Un régime de sanction est par ailleurs institué.

En matière d’agrivoltaïsme (art. R. 314-120 et R.314-122 du C. en) :

En cas de méconnaissance des règles relatives au contrôle ou de l’absence de respect des conditions de légalité de l’installation, l’autorité compétente en matière d’urbanisme :

  • met en demeure la personne à laquelle incombe l’obligation d’y satisfaire dans un délai qu’elle détermine,
  • peut imposer :
    • une sanction pécuniaire et le cas échéant le retrait ou la suspension de l’autorisation d’exploiter ;
    • dans le cas de l’absence de démantèlement ou de remise en état du site ou d’absence de transmission du rapport attestant de la bonne fin des contrôles et du maintien des qualités agronomiques des sols : outre les sanctions ci-avant rappelées, la réalisation d’office des travaux et la mise en œuvre des garanties financières, en faisant supporter au propriétaire du terrain d’assiette le coût du dépassement éventuel par ces travaux du montant de ces garanties financières.

En matière d’installations photovoltaïques au sol (art. R. 463-2 et R. 463-3 du C. urb) :

Quand il est constaté que les conditions de compatibilité avec l’activité agricole, pastorale ou forestière ne sont plus réunies, l’autorité compétente en matière d’urbanisme :

  • met en demeure l’exploitant de se mettre en conformité ;
  • à défaut, met en œuvre les procédures de sanctions prévues au titre VIII du livre IV du code de l’urbanisme et peut également prescrire le démantèlement de l’installation dans un délai qu’elle détermine et, faute pour l’exploitant d’y procéder, peut y procéder d’office ; à cet égard, elle met en œuvre les garanties financières constituées et fait supporter au propriétaire du terrain d’assiette le coût du dépassement éventuel par ces travaux du montant de ces garanties financières.

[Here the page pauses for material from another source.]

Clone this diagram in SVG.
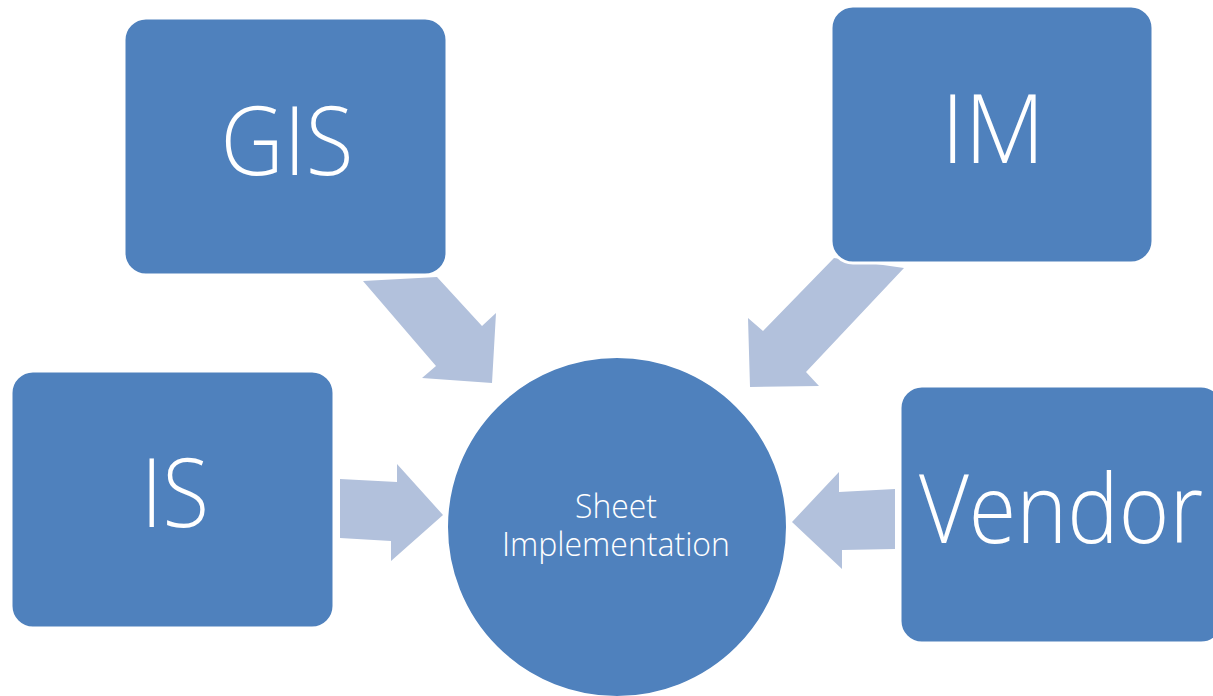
<svg xmlns="http://www.w3.org/2000/svg" width="1213" height="696" viewBox="0 0 1213 696">
  <style>
    .box { fill: #4F81BD; stroke: #FFFFFF; stroke-width: 3; }
    .arrow { fill: #B2C1DC; }
    .big { fill: #FFFFFF; font-family: "Open Sans", "Noto Sans", "DejaVu Sans", sans-serif; font-weight: 300; font-size: 96px; text-anchor: middle; }
    .small { fill: #FFFFFF; font-family: "Open Sans", "Noto Sans", "DejaVu Sans", sans-serif; font-weight: 300; font-size: 33px; text-anchor: middle; }
  </style>
  <rect width="1213" height="696" fill="#FFFFFF"/>

  <!-- block arrows pointing into the centre circle -->
  <g id="connectors">
    <polygon class="arrow" points="363,281 437,277 482,326 496,313 492,383 422,378 436,366"/>
    <polygon class="arrow" points="834,258 904,268 806,372 819,386 750,387 748,318 763,331"/>
    <polygon class="arrow" points="340,479 397,482 397,464 443,515 391,561 391,541 340,538"/>
    <polygon class="arrow" points="792,522 839,472 839,492 895,489 895,549 842,550 842,569"/>
  </g>

  <g id="node-gis">
    <rect class="box" x="124" y="18" width="323" height="257" rx="22" ry="22"/>
    <text class="big" x="287" y="175" textLength="133" lengthAdjust="spacingAndGlyphs">GIS</text>
  </g>

  <g id="node-im">
    <rect class="box" x="831" y="6" width="322" height="257" rx="22" ry="22"/>
    <text class="big" x="993" y="163" textLength="104" lengthAdjust="spacingAndGlyphs">IM</text>
  </g>

  <g id="node-is">
    <rect class="box" x="11" y="371" width="323" height="257" rx="22" ry="22"/>
    <text class="big" x="175" y="527" textLength="68" lengthAdjust="spacingAndGlyphs">IS</text>
  </g>

  <g id="node-vendor">
    <rect class="box" x="900" y="386" width="323" height="257" rx="22" ry="22"/>
    <text class="big" x="1061" y="543" textLength="284" lengthAdjust="spacingAndGlyphs">Vendor</text>
  </g>

  <g id="node-sheet">
    <circle cx="617" cy="527" r="170" fill="#4F81BD" stroke="#FFFFFF" stroke-width="2"/>
    <text class="small" x="616" y="518" textLength="82" lengthAdjust="spacingAndGlyphs">Sheet</text>
    <text class="small" x="616" y="556" textLength="228" lengthAdjust="spacingAndGlyphs">Implementation</text>
  </g>
</svg>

En matière de serres, hangars et ombrières à usage agricole supportant des panneaux photovoltaïques (art. R. 463-4 du C. urb) :

Quand il est constaté que les conditions de compatibilité avec l’activité agricole, pastorale ou forestière ne sont plus réunies, l’autorité compétente en matière d’urbanisme :

  • met en demeure l’exploitant de se mettre en conformité,
  • a défaut, prescrit le démantèlement de l’installation.

 

 

[1] Ces dispositions concernent les exploitations agricoles à vocation pédagogique gérées par des établissements publics ou privés sous contrat de formation agricole.